La particularité de ces réserves c’est leur gestion locale et c’est là que le regard de l’anthropologue est intéressant. Les sciences humaines nous éclairent en effet sur les choix :de ce qui doit être ou non protégé localement, de ce qui fait patrimoine ou pas, des moyens qu’on utilise pour sauvegarder les espèces rares (au détriment d’autres parfois).
Quatre réserves naturelles, quatre ambiances
La thèse de Lorena Cisneros Armas a pour titre « Composer avec les outils de protection de la nature : Les relations entre habitants et réserves naturelles en Bretagne ». Elle est supervisée par Frédérique Chlous (UMR Paloc « Patrimoines locaux, environnement et globalisation » du Muséum national d’Histoire naturelle) et Alix Levain (UMR Amure – UBO, CNRS, Ifremer). La recherche est aussi soutenue par l’attribution d’une subvention de recherche du Ministère de la Transition Écologique et de la Région Bretagne.
Depuis 2021, Lorena suit quatre réserves très différentes : celle de Glomel (centre Bretagne, Côtes d’Armor), celle des marais de Sougéal (Ille-et-Vilaine), celles des marais de Séné et de l’île de Groix (Morbihan).
Les objets de ces réserves sont différents : un milieu pauvre de lande et une flore et faune très spécifiques dans la réserve naturelle régionale des landes et marais de Glomel, des marais, des prairies humides qui sont pâturées depuis le Moyen Age dans la réserve naturelle régionale du marais de Sougéal, des vasières, prés-salés, étiers, et surtout les plus grands marais de Bretagne dans la réserve nationale de Séné, et des roches et minéraux remarquables ainsi que des colonies d’oiseaux marins nicheurs dans la réserve naturelle nationale François Le Bail de l’île de Groix.
Comprendre en profondeur les interactions entre humains et avec les milieux sauvages
Les modes de gestions, les actrices et acteurs impliqués varient donc aussi d’une réserve à l’autre (et même selon les zones de la réserve), leurs relations aussi, les pratiques locales, les enjeux.
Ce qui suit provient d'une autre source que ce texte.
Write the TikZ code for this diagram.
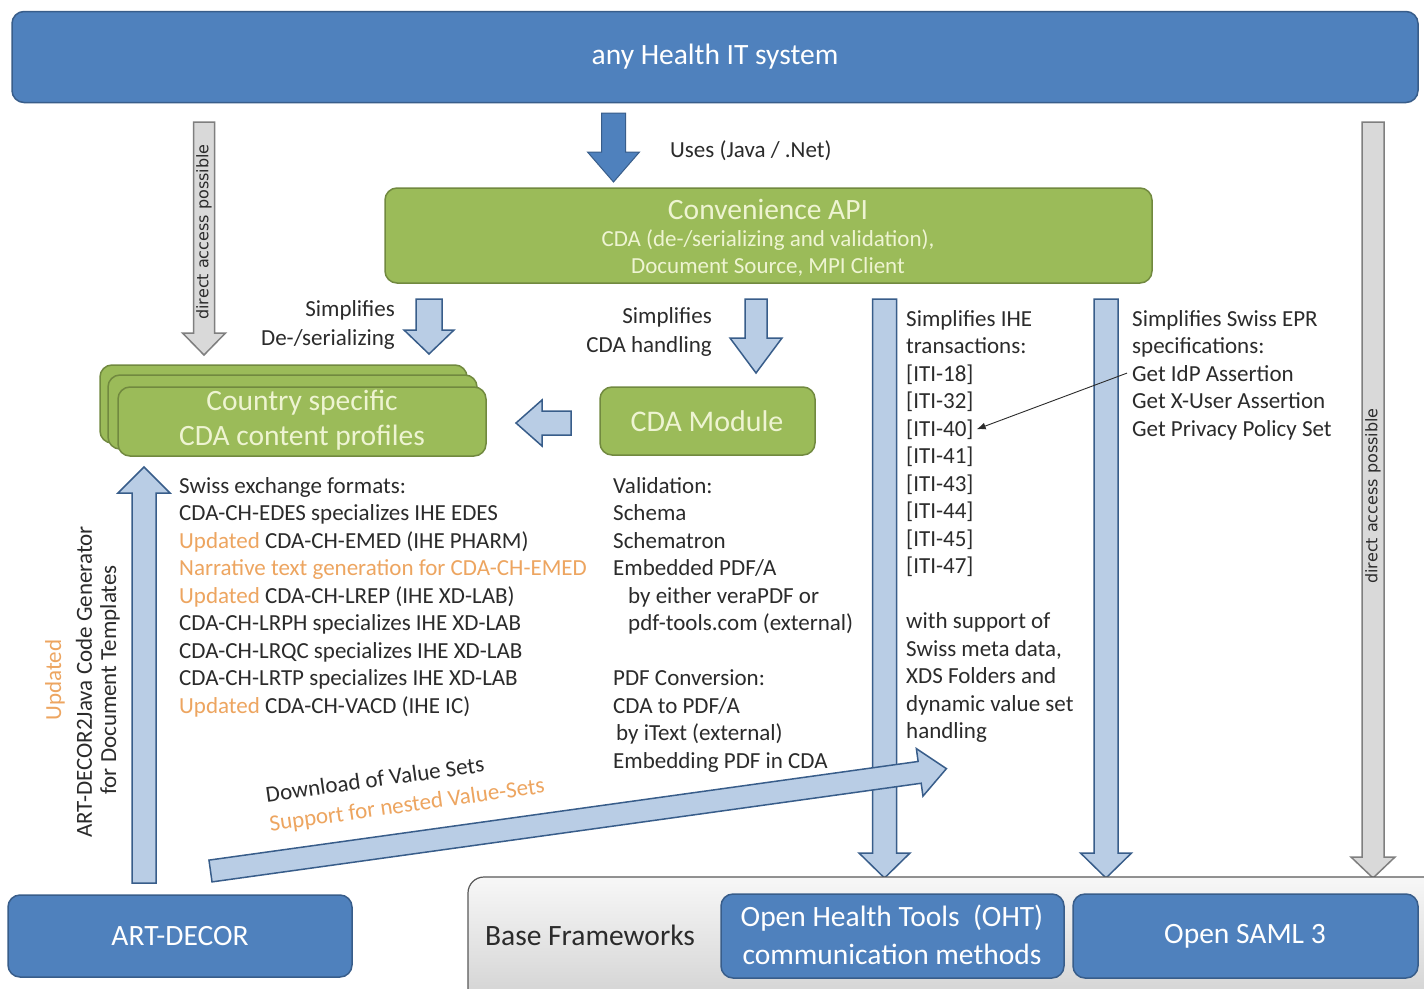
\documentclass[tikz,border=0pt]{standalone}
\usepackage{fontspec}
\setmainfont{Carlito}
\newfontfamily\dvs{DejaVu Sans}
\usetikzlibrary{arrows.meta}
\definecolor{bluef}{HTML}{4F81BD}
\definecolor{blued}{HTML}{385D8A}
\definecolor{greenf}{HTML}{9BBB59}
\definecolor{greend}{HTML}{71893F}
\definecolor{lightf}{HTML}{B9CDE5}
\definecolor{grayf}{HTML}{D9D9D9}
\definecolor{grayd}{HTML}{7F7F7F}
\definecolor{orng}{HTML}{EDA560}
\definecolor{txt}{HTML}{2B2B2B}
\definecolor{pale}{HTML}{EEF4D2}
\newcommand{\varrow}[7]{% style, xc, y tail, y tip, shaft w, head w, head base y
  \draw[#1] ({#2-#5/2},#3) -- ({#2+#5/2},#3) -- ({#2+#5/2},#7) -- ({#2+#6/2},#7) -- (#2,#4) -- ({#2-#6/2},#7) -- ({#2-#5/2},#7) -- cycle;}
\tikzset{
  bluebox/.style={draw=blued, fill=bluef, line width=1.5pt, rounded corners=12pt, inner sep=0pt},
  greenbox/.style={draw=greend, fill=greenf, line width=1.5pt, rounded corners=12pt, inner sep=0pt},
  boxtext/.style={inner sep=0pt, text=white, font=\fontsize{29.5}{34}\selectfont},
  paletext/.style={inner sep=0pt, text=pale, font=\fontsize{29.5}{34}\selectfont},
  lbl/.style={inner sep=0pt, text=txt, font=\fontsize{23}{27}\selectfont, anchor=base west},
  lblr/.style={lbl, anchor=base east},
  vlbl/.style={inner sep=0pt, text=txt, font=\fontsize{23}{27}\selectfont, rotate=90},
  dalbl/.style={inner sep=0pt, text=txt, font=\dvs\fontsize{16}{18}\selectfont, rotate=90},
  larrow/.style={draw=blued, fill=lightf, line width=1.5pt, line join=miter},
  barrow/.style={draw=blued, fill=bluef, line width=1pt, line join=miter},
  garrow/.style={draw=grayd, fill=grayf, line width=1.5pt, line join=miter},
}
\begin{document}
\begin{tikzpicture}[x=1pt,y=-1pt]
\useasboundingbox (0,0) rectangle (1424,988);
\fill[white] (0,0) rectangle (1424,988);

% top system
\node[bluebox, minimum width=1406pt, minimum height=91pt] (his) at (715,57) {};
\node[boxtext] (histxt) at (715,57) {any Health IT system};

% Uses arrow
\varrow{barrow}{613.5}{113}{182}{24}{52}{152}
\node[lbl] (uses) at (670,157) {Uses (Java / .Net)};

% Convenience API
\node[greenbox, minimum width=767pt, minimum height=95pt] (api) at (768.5,235.5) {};
\node[paletext] (api1) at (768,209) {Convenience API};
\node[paletext, font=\fontsize{23}{27}\selectfont] (api2) at (768,240) {CDA (de-/serializing and validation),};
\node[paletext, font=\fontsize{23}{27}\selectfont] (api3) at (768,267) {Document Source, MPI Client};

% gray direct access arrows
\varrow{garrow}{204}{122}{355}{21}{43}{333}
\node[dalbl] (da1) at (204,232) {direct access possible};
\varrow{garrow}{1373}{122}{878}{22}{44}{857}
\node[dalbl] (da2) at (1373,496) {direct access possible};

% simplifies arrows
\varrow{larrow}{429}{299}{354}{26}{50}{330}
\node[lblr] (s1a) at (395,316) {Simplifies};
\node[lblr] (s1b) at (395,345) {De-/serializing};
\varrow{larrow}{756}{299}{373}{22}{52}{338}
\node[lblr] (s2a) at (712,323) {Simplifies};
\node[lblr] (s2b) at (712,352) {CDA handling};

% long arrows down to base frameworks
\varrow{larrow}{884.5}{299}{878}{24}{51}{853}
\varrow{larrow}{1106}{299}{878}{24}{51}{853}

% country specific profiles
\draw[greenbox] (100,365) rectangle (467,443);
\draw[greenbox] (108,375) rectangle (477,449);
\node[greenbox, minimum width=368pt, minimum height=69pt] (csp) at (302,421.5) {};
\node[paletext] (cs1) at (302,403) {Country specific};
\node[paletext] (cs2) at (302,438) {CDA content profiles};

% CDA module
\node[greenbox, minimum width=215pt, minimum height=68pt] (cdam) at (707.5,421) {};
\node[paletext, font=\fontsize{30}{34}\selectfont] (cdamt) at (707,421) {CDA Module};

% left arrow CDA module -> profiles
\draw[larrow] (571,411) -- (542,411) -- (542,400) -- (516,423) -- (542,446) -- (542,435) -- (571,435) -- cycle;

% Swiss exchange formats
\foreach \t [count=\i from 0] in {{Swiss exchange formats:},
  {CDA-CH-EDES specializes IHE EDES},
  {\textcolor{orng}{Updated} CDA-CH-EMED (IHE PHARM)},
  {\textcolor{orng}{Narrative text generation for CDA-CH-EMED}},
  {\textcolor{orng}{Updated} CDA-CH-LREP (IHE XD-LAB)},
  {CDA-CH-LRPH specializes IHE XD-LAB},
  {CDA-CH-LRQC specializes IHE XD-LAB},
  {CDA-CH-LRTP specializes IHE XD-LAB},
  {\textcolor{orng}{Updated} CDA-CH-VACD (IHE IC)}}
  \node[lbl] (sw\i) at (179,{493+27.5*\i}) {\t};

% Validation column
\node[lbl] (v0) at (613,493) {Validation:};
\node[lbl] (v1) at (613,520.5) {Schema};
\node[lbl] (v2) at (613,548) {Schematron};
\node[lbl] (v3) at (613,575.5) {Embedded PDF/A};
\node[lbl] (v4) at (628,603) {by either veraPDF or};
\node[lbl] (v5) at (628,630.5) {pdf-tools.com (external)};
\node[lbl] (v7) at (613,685.5) {PDF Conversion:};
\node[lbl] (v8) at (613,713) {CDA to PDF/A};
\node[lbl] (v9) at (616,740.5) {by iText (external)};
\node[lbl] (v10) at (613,768) {Embedding PDF in CDA};

% IHE column
\foreach \t [count=\i from 0] in {{Simplifies IHE}, {transactions:}, {[ITI-18]}, {[ITI-32]}, {[ITI-40]}, {[ITI-41]}, {[ITI-43]}, {[ITI-44]}, {[ITI-45]}, {[ITI-47]}}
  \node[lbl] (iti\i) at (906,{326+27.5*\i}) {\t};
\foreach \t [count=\i from 0] in {{with support of}, {Swiss meta data,}, {XDS Folders and}, {dynamic value set}, {handling}}
  \node[lbl] (ws\i) at (906,{628.5+27.5*\i}) {\t};

% EPR column
\foreach \t [count=\i from 0] in {{Simplifies Swiss EPR}, {specifications:}, {Get IdP Assertion}, {Get X-User Assertion}, {Get Privacy Policy Set}}
  \node[lbl] (epr\i) at (1132,{326+27.5*\i}) {\t};
\draw[txt, line width=0.9pt, -{Latex[length=9pt,width=7pt]}] ([xshift=-5pt]epr2.west) -- ([xshift=3pt]iti4.east);

% up arrow ART-DECOR -> profiles
\varrow{larrow}{144}{883}{467}{24}{52}{493}
\node[vlbl, text=orng] (upd) at (55,680) {Updated};
\node[vlbl] (gen1) at (84,682) {ART-DECOR2Java Code Generator};
\node[vlbl] (gen2) at (110,680) {for Document Templates};

% diagonal arrow
\begin{scope}[shift={(210.5,871)}, rotate=7.92]
  \draw[larrow] (0,-11) -- (716,-11) -- (716,-24) -- (743,0) -- (716,24) -- (716,11) -- (0,11) -- cycle;
\end{scope}
\node[inner sep=0pt, text=txt, font=\fontsize{23}{27}\selectfont, rotate=8, anchor=base] (dl1) at (376,787) {Download of Value Sets};
\node[inner sep=0pt, text=orng, font=\fontsize{23}{27}\selectfont, rotate=8, anchor=base] (dl2) at (408,812) {Support for nested Value-Sets};

% bottom
\node[bluebox, minimum width=344pt, minimum height=82pt] (art) at (180,936) {};
\node[boxtext] (artt) at (180,936) {ART-DECOR};
\begin{scope}
  \clip (0,0) rectangle (1424,988);
  \shade[draw=gray!70!black, line width=1.2pt, rounded corners=16pt, top color=gray!6, bottom color=gray!38] (468,877) rectangle (1450,1015);
\end{scope}
\node[inner sep=0pt, text=txt, font=\fontsize{29.5}{34}\selectfont] (bf) at (590,935) {Base Frameworks};
\node[bluebox, minimum width=343pt, minimum height=84pt] (oht) at (892.5,936) {};
\node[boxtext] (oht1) at (892,918) {Open Health Tools\ \ (OHT)};
\node[boxtext] (oht2) at (892,954) {communication methods};
\node[bluebox, minimum width=345pt, minimum height=84pt] (saml) at (1245.5,936) {};
\node[boxtext] (samlt) at (1245,936) {Open SAML 3};
\end{tikzpicture}
\end{document}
Dans le cas de Glomel, on s’interroge par exemple sur la construction proche de la voie express N164 et son impact, sans oublier l’agriculture intensive. À Séné, la chasse est toujours pratiquée sous conditions, l’accès à une partie du marais est payant. À Groix, l’accès est moins limité puisque ce sont surtout les minéraux qui sont protégés. À Sougéal, le ragondin est piégé intensément car il prolifère et est considéré comme destructeur du milieu (en détruisant les berges, il gêne la circulation de l’eau dans la zone).
Le travail de l’anthropologue conduit les humains qui oeuvrent dans ces réserves à s’interroger sur ces pratiques et peut, incidemment, apaiser des conflits locaux.